The Green Party has welcomed the commencement by the National Transport Authority (NTA) of the long-awaited roll out of two new urban routes in Kilkenny City.
Speaking following the commencement of the service, Green Party Councillor and Local Government Spokesperson, Malcolm Noonan said that he welcomed the commitment by the NTA towards smaller urban centres and that while he was disappointed that it was not an electric or biogas fleet, it would nonetheless be a welcome addition to the town, offering people a viable alternative to the car and giving those without other transport options the ability to travel at a low cost.
“Having campaigned for over a decade for an expanded electric city bus service, I welcome the announcement of routes KK1 and KK2. For too long our smaller urban centres have been ignored and while there is much political discourse about the fate of our town centres, none of it has focused on sustainable urban mobility. We need to change that,” said Cllr Noonan.
He said that the expanded Kilkenny City service, coupled with an ambitious programme to increase the share of walking and cycling, could transform the town centre and offer a template for others to follow.
“We are now working in partnership with a number of local agencies to join the dots and to try to create the first integrated urban and rural service outside of the major urban centres.
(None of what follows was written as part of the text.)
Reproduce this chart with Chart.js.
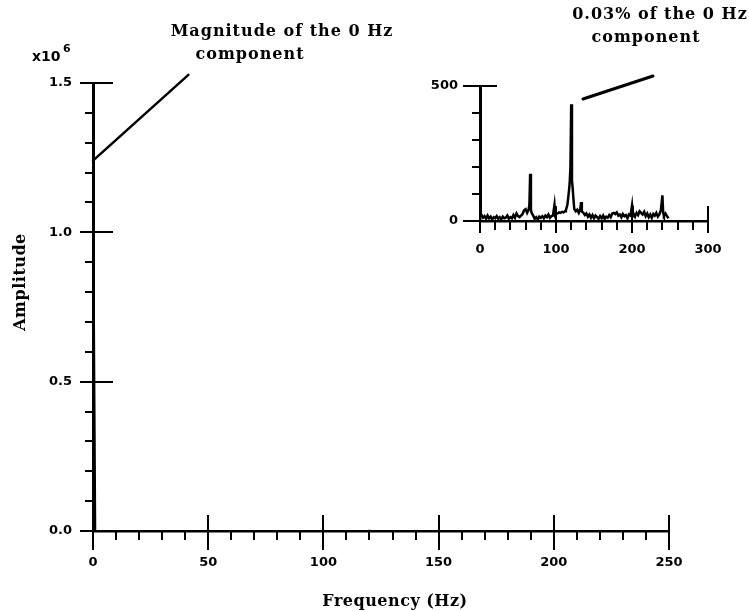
<!DOCTYPE html>
<html>
<head>
<meta charset="utf-8">
<title>Amplitude spectrum</title>
<script src="https://cdn.jsdelivr.net/npm/chart.js@4.4.1/dist/chart.umd.min.js"></script>
<style>
  html, body { margin: 0; padding: 0; background: #fff; }
  #wrap { position: relative; width: 749px; height: 611px; }
  #wrap canvas { position: absolute; left: 0; top: 0; }
</style>
</head>
<body>
<div id="wrap">
  <canvas id="mainChart" width="749" height="611"></canvas>
  <canvas id="insetChart" width="749" height="611"></canvas>
</div>
<script>
// Spectrum samples: frequency (Hz) and amplitude
const frequencyHz = [
  0, 1, 2, 4, 6, 8, 10, 12, 14, 16, 18, 20, 22, 24, 26, 28, 30, 32, 34, 36, 38,
  40, 42, 44, 46, 48, 50, 52, 54, 56, 58, 60, 62, 64, 65, 66, 67, 68, 70, 72, 74,
  76, 78, 80, 82, 84, 86, 88, 90, 92, 94, 96, 98, 99, 100, 102, 104, 106, 108, 110,
  112, 113, 115, 117, 118, 119, 120, 121, 122, 123, 124, 126, 128, 130, 132, 133,
  134, 136, 138, 140, 142, 144, 146, 148, 150, 152, 154, 156, 158, 160, 162, 164, 166,
  168, 170, 172, 174, 176, 178, 180, 182, 184, 186, 188, 190, 192, 194, 196, 198, 200,
  201, 202, 204, 206, 208, 210, 212, 214, 216, 218, 220, 222, 224, 226, 228, 230, 232,
  234, 236, 238, 240, 241, 242, 244, 246, 248
];
const amplitude = [
  1240000, 30, 22, 12, 18, 8, 20, 10, 16, 6, 14, 10, 18, 8, 14, 6, 16, 10, 12, 20, 8,
  14, 10, 22, 12, 28, 18, 14, 20, 26, 40, 44, 30, 42, 60, 175, 40, 30, 20, 8, 14,
  6, 16, 12, 18, 10, 20, 14, 24, 12, 18, 20, 60, 24, 30, 28, 32, 30, 34, 32,
  36, 40, 60, 110, 140, 200, 432, 150, 120, 80, 45, 36, 42, 30, 45, 70,
  35, 30, 22, 28, 16, 24, 12, 22, 10, 20, 14, 8, 18, 10, 20, 8, 16,
  12, 22, 14, 28, 30, 26, 32, 20, 24, 14, 26, 18, 22, 10, 24, 20, 57,
  20, 28, 16, 30, 22, 36, 30, 24, 34, 18, 28, 14, 24, 12, 26, 20, 30,
  16, 24, 40, 95, 30, 20, 28, 18, 10
];

// Axis ticks and their labels
const mainXTicks = [0, 50, 100, 150, 200, 250];
const mainXLabels = ['0', '50', '100', '150', '200', '250'];
const mainYTicks = [0, 500000, 1000000, 1500000];
const mainYLabels = ['0.0', '0.5', '1.0', '1.5'];
const insetXTicks = [0, 100, 200, 300];
const insetXLabels = ['0', '100', '200', '300'];
const insetYTicks = [0, 500];
const insetYLabels = ['0', '500'];

// Call-out anchors, in data units of each panel
const mainCallout = [[0, 1240000], [41.4, 1527000]];
const insetCallout = [[135.5, 452], [227.6, 537]];

const points = frequencyHz.map((f, i) => ({ x: f, y: amplitude[i] }));

const tickFont = { family: 'DejaVu Sans', size: 13, weight: 'bold' };
const ink = '#000';

// Draws major (crossing) and minor (outside) tick marks along both axes
const axisMarks = {
  id: 'axisMarks',
  afterDraw(chart, args, o) {
    const { ctx, chartArea: a, scales: { x, y } } = chart;
    const isMajor = (list, v, tol) => list.some(m => Math.abs(m - v) < tol);
    ctx.save();
    ctx.strokeStyle = ink;
    ctx.lineWidth = o.width;
    ctx.lineCap = 'butt';
    const nx = Math.round((x.max - x.min) / o.x.step);
    for (let i = 0; i <= nx; i++) {
      const v = x.min + i * o.x.step;
      const px = Math.round(x.getPixelForValue(v));
      const major = isMajor(o.x.majors, v, o.x.step / 10);
      ctx.beginPath();
      ctx.moveTo(px, a.bottom - (major ? o.x.up : 0));
      ctx.lineTo(px, a.bottom + (major ? o.x.down : o.x.minor));
      ctx.stroke();
    }
    const ny = Math.round((y.max - y.min) / o.y.step);
    for (let i = 0; i <= ny; i++) {
      const v = y.min + i * o.y.step;
      const py = Math.round(y.getPixelForValue(v));
      const major = isMajor(o.y.majors, v, o.y.step / 10);
      ctx.beginPath();
      ctx.moveTo(a.left - (major ? o.y.left : o.y.minor), py);
      ctx.lineTo(a.left + (major ? o.y.right : 0), py);
      ctx.stroke();
    }
    ctx.restore();
  }
};

// Straight call-out line pointing at the text note
const callout = {
  id: 'callout',
  afterDatasetsDraw(chart, args, o) {
    const { ctx, scales: { x, y } } = chart;
    ctx.save();
    ctx.strokeStyle = ink;
    ctx.lineWidth = o.width;
    ctx.lineCap = 'round';
    ctx.beginPath();
    ctx.moveTo(x.getPixelForValue(o.from[0]), y.getPixelForValue(o.from[1]));
    ctx.lineTo(x.getPixelForValue(o.to[0]), y.getPixelForValue(o.to[1]));
    ctx.stroke();
    ctx.restore();
  }
};

// Free text: notes, axis titles and the exponent marker
const notes = {
  id: 'notes',
  afterDraw(chart) {
    const { ctx } = chart;
    ctx.save();
    ctx.fillStyle = ink;
    ctx.textAlign = 'center';
    ctx.textBaseline = 'middle';
    ctx.font = 'bold 16px "DejaVu Serif"';
    ctx.letterSpacing = '1px';
    ctx.fillText('Magnitude of the 0 Hz', 282, 32);
    ctx.fillText('component', 250, 55);
    ctx.fillText('0.03% of the 0 Hz', 660, 15);
    ctx.fillText('component', 646, 38);
    ctx.letterSpacing = '0.5px';
    ctx.fillText('Frequency (Hz)', 395, 602);
    ctx.save();
    ctx.translate(21, 282);
    ctx.rotate(-Math.PI / 2);
    ctx.fillText('Amplitude', 0, 0);
    ctx.restore();
    ctx.letterSpacing = '0px';
    ctx.textAlign = 'left';
    ctx.textBaseline = 'alphabetic';
    ctx.font = 'bold 14px "DejaVu Sans"';
    ctx.fillText('x10', 32, 61);
    ctx.font = 'bold 11px "DejaVu Sans"';
    ctx.fillText('6', 63, 52);
    ctx.restore();
  }
};

function fixedTicks(values, labels) {
  return {
    afterBuildTicks: s => { s.ticks = values.map(v => ({ value: v })); },
    labels
  };
}

function panel(canvasId, cfg) {
  const xt = fixedTicks(cfg.xTicks, cfg.xLabels);
  const yt = fixedTicks(cfg.yTicks, cfg.yLabels);
  return new Chart(document.getElementById(canvasId), {
    type: 'line',
    data: {
      datasets: [{
        data: points,
        borderColor: ink,
        borderWidth: cfg.lineWidth,
        pointRadius: 0,
        tension: 0,
        fill: false
      }]
    },
    options: {
      responsive: false,
      animation: false,
      events: [],
      layout: { padding: cfg.padding },
      plugins: {
        legend: { display: false },
        tooltip: { enabled: false },
        axisMarks: cfg.marks,
        callout: cfg.callout
      },
      scales: {
        x: {
          type: 'linear',
          min: cfg.xRange[0],
          max: cfg.xRange[1],
          afterBuildTicks: xt.afterBuildTicks,
          afterFit: s => { s.height = cfg.xHeight; },
          grid: { display: false, drawTicks: false },
          border: { display: true, color: ink, width: 2.5 },
          ticks: {
            autoSkip: false, maxRotation: 0, color: ink, font: tickFont,
            padding: cfg.xPad,
            callback: (v, i) => xt.labels[i]
          }
        },
        y: {
          type: 'linear',
          min: cfg.yRange[0],
          max: cfg.yRange[1],
          afterBuildTicks: yt.afterBuildTicks,
          afterFit: s => { s.width = cfg.yWidth; },
          grid: { display: false, drawTicks: false },
          border: { display: true, color: ink, width: cfg.yAxisWidth },
          ticks: {
            autoSkip: false, color: ink, font: tickFont,
            padding: cfg.yPad,
            callback: (v, i) => yt.labels[i]
          }
        }
      }
    },
    plugins: cfg.extra
  });
}

// Full-range spectrum
panel('mainChart', {
  xRange: [0, 250], yRange: [0, 1500000],
  xTicks: mainXTicks, xLabels: mainXLabels,
  yTicks: mainYTicks, yLabels: mainYLabels,
  padding: { left: 0, top: 83, right: 80, bottom: 0 },
  xHeight: 80, yWidth: 93, xPad: 24, yPad: 21,
  lineWidth: 2, yAxisWidth: 3,
  marks: {
    width: 2,
    x: { step: 10, majors: mainXTicks, up: 16, down: 19, minor: 9 },
    y: { step: 100000, majors: mainYTicks, left: 13, right: 20, minor: 8 }
  },
  callout: { from: mainCallout[0], to: mainCallout[1], width: 2.5 },
  extra: [axisMarks, callout, notes]
});

// Zoomed view of the small components
panel('insetChart', {
  xRange: [0, 300], yRange: [0, 500],
  xTicks: insetXTicks, xLabels: insetXLabels,
  yTicks: insetYTicks, yLabels: insetYLabels,
  padding: { left: 400, top: 86, right: 41, bottom: 330 },
  xHeight: 60, yWidth: 80, xPad: 21, yPad: 22,
  lineWidth: 2.5, yAxisWidth: 2.5,
  marks: {
    width: 2,
    x: { step: 20, majors: [0, 100, 200, 300], up: 15, down: 12, minor: 9 },
    y: { step: 100, majors: insetYTicks, left: 17, right: 17, minor: 8 }
  },
  callout: { from: insetCallout[0], to: insetCallout[1], width: 3 },
  extra: [axisMarks, callout]
});
</script>
</body>
</html>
With the announcement of the European Green Deal this week, we are of the view that our rural communities cannot be forgotten in the just transition and that the issue of transport justice must be prioritised by offering people living in rural areas the options to stay and be freely able to travel to work, education, training and socialising.”
Cllr Noonan said that by developing a network of park and ride facilities on the periphery of the city, that rural buses could meet the city bus with passengers being able to use a single leap card for both journeys.
“Kilkenny is disproportionately busy due to it being a high tourism destination. We have made poor decisions in the past such as the Central Access Scheme which have failed to address traffic growth. This affects urban air quality as well as adding to our climate woes. I would hope that with the roll out of our new city service that we can turn this narrative around and make Kilkenny Ireland’s first low carbon transport city,” he concluded.